5/18/2012

僕が、朝の電車が嫌いな理由

東京の、梅雨前のこの時期の気候は本当に最高だと思う。
ランニングするときに日に日に濃くなっていく緑を見て、心が軽くなっていく。
好きな季節はなにか?というよくある質問。考えた結果に「春」「冬」と漢字一文字で済ませることが多いけれど、本当に素晴らしいのはこの漢字一文字一文字の間にある。「冬」かと「春」の間にある花の蕾がどんどんと膨らんでいくさまや、「春」と「夏」の間にある木も人も命あるもの全てが活動的になっていくこの時期。
物事にはすべて盛りと、そこに向かうまでの過程がある。ピークにむかっていくまでのゆっくりとした、でも確実に昇っていく様子は楽しい。文化祭とかが、当日よりもそれまでの準備日の方が楽しいように。季節に関してもそれと一緒。季節の移り変わりは本当に素晴らしい。


さて、僕は毎日大学までの片道10kmちょっとを自転車で通っている。所要時間30分ぐらい。音楽やニュースを聞いていたりすればあっと言う間に過ぎてしまう。
先日、かなり暖かかった日に汗ばみながら大学に到着した時に、友達に言われた。
「これからどんどん暑くなるのに、いまからそんなに汗かいてたら大変じゃない?電車で大学までくればいいのに。
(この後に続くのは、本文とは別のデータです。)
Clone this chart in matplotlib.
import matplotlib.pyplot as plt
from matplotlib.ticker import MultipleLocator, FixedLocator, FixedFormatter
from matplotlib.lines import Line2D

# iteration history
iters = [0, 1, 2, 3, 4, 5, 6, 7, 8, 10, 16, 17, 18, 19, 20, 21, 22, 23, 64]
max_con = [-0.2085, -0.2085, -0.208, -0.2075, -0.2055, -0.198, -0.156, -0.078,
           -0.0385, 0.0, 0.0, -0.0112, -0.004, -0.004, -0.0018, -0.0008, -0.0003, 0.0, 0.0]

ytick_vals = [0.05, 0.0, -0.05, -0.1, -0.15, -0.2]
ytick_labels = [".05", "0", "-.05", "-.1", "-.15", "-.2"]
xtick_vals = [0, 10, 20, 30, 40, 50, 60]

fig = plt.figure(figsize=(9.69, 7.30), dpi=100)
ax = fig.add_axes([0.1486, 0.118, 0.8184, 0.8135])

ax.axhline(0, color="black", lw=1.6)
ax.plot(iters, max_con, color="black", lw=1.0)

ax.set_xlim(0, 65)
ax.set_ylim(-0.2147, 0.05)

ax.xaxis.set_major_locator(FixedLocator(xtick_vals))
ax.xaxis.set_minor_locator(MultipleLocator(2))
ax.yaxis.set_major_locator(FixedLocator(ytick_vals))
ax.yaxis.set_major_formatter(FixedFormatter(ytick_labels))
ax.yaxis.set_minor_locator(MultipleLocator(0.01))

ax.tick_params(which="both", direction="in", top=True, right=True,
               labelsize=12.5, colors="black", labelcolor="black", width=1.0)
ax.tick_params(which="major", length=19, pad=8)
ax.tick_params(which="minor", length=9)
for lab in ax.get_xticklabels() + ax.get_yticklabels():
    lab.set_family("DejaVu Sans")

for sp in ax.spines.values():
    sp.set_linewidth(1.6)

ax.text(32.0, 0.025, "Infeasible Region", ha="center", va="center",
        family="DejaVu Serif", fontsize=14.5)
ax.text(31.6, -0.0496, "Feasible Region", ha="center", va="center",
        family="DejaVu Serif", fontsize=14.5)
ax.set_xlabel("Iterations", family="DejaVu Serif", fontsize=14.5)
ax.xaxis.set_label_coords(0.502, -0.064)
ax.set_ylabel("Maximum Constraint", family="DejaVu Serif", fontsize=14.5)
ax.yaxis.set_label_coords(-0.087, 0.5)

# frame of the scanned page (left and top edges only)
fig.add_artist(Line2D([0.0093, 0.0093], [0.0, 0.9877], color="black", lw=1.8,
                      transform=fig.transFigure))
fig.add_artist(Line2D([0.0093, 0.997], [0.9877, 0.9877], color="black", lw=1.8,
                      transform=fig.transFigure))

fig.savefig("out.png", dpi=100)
」
その通りだ。これからクソ暑くなっていく東京で、自転車を30分がっつりこいで行くというのは、無謀だ。僕の家から大学までの電車は乗り換えもなく、あまり混んでいない空調の効いた快適な地下鉄で 15分ほど。電車に乗らない手はない。
それでも、きっと僕は、汗をかきながら自転車をつかって学校まで行くと思う。
その理由を考えた。自転車が好きだから、というのはその通りだけれど、それ以上に僕は、朝の、東京の、電車が嫌いなんだと思う。
電車が嫌いといったけれど、例えばどこかに旅に出たときの何時間もの移動列車もそんなに苦ではない。むしろ電車は好きだ。
でも、朝の、東京の、電車は嫌いだ。それは混んでいるからとか風景が悪いからという物理的な理由ではなくて、そこにいる人々から放たれる雰囲気が嫌いという精神的なもの。

SFにいたときに、街を走るMUNI(電車&バス)に乗っているとたまたま隣に座った人が、
「その靴いいね!何処で買ったんだい?」
とか、
「おお、日本語の本を読んでるね。日本は素晴らしい国だよ。」
とか、
「SFジャイアンツの試合の結果、知ってるかい?」
なんてことを聞いてきたりすることがあった。それは他愛もない話で、そこから話がふくらんでなにか特別なことが起きるわけではない。二言三言話をして、それでバイバイ。毎回乗る度におきるわけではなくて、一ヶ月に一回あるかないか。それぐらいのめずらしいことだから、米に1年住んでいてもこんな経験はなかったという人もたくさんいると思う。
それでも、そういう風に、見ず知らずの人に話しかけても大丈夫だよ!という軽やかな雰囲気がMUNIの車内には充満していた。 横に座った人との心の距離が、近くて、心地良くて、暖かかった。

でも、朝の通勤時間の電車はどうだろう。身体がくっつく程近い距離にヒトはいるのに、話しかけることができない。話しかけてはいけない。心の距離が凄く遠い。誰かに決められたわけでもないのに、みんなが厳格にそれに従っている。それだから朝の、東京の、電車が僕は嫌いだ。
電車に乗ると携帯電話をいじっているヒトが半分以上いる。僕だってそうだ。(なるべくそうならないようにしているけれども。)でも、携帯とにらめっこしている人が僕の嫌いな雰囲気を作っているのではない。そういった雰囲気があるから、携帯電話を見つめることしかできないのだと思う。

電車のなかの雰囲気がどうすれば良くなるのか、ということを、僕の好きな後輩が前にブログに書いていた。勝手にリンクしていいかな?えーい、してしまえ。
音楽を聴きながら広がった妄想


そんなわけで、僕は毎日、雨がふってもカッパを羽織り、熱くなっても着替えとフェイシャルペーパーをカバンに忍ばせ、他愛もないことを考えながら自転車を漕ぎ漕ぎ大学へ向かうのです。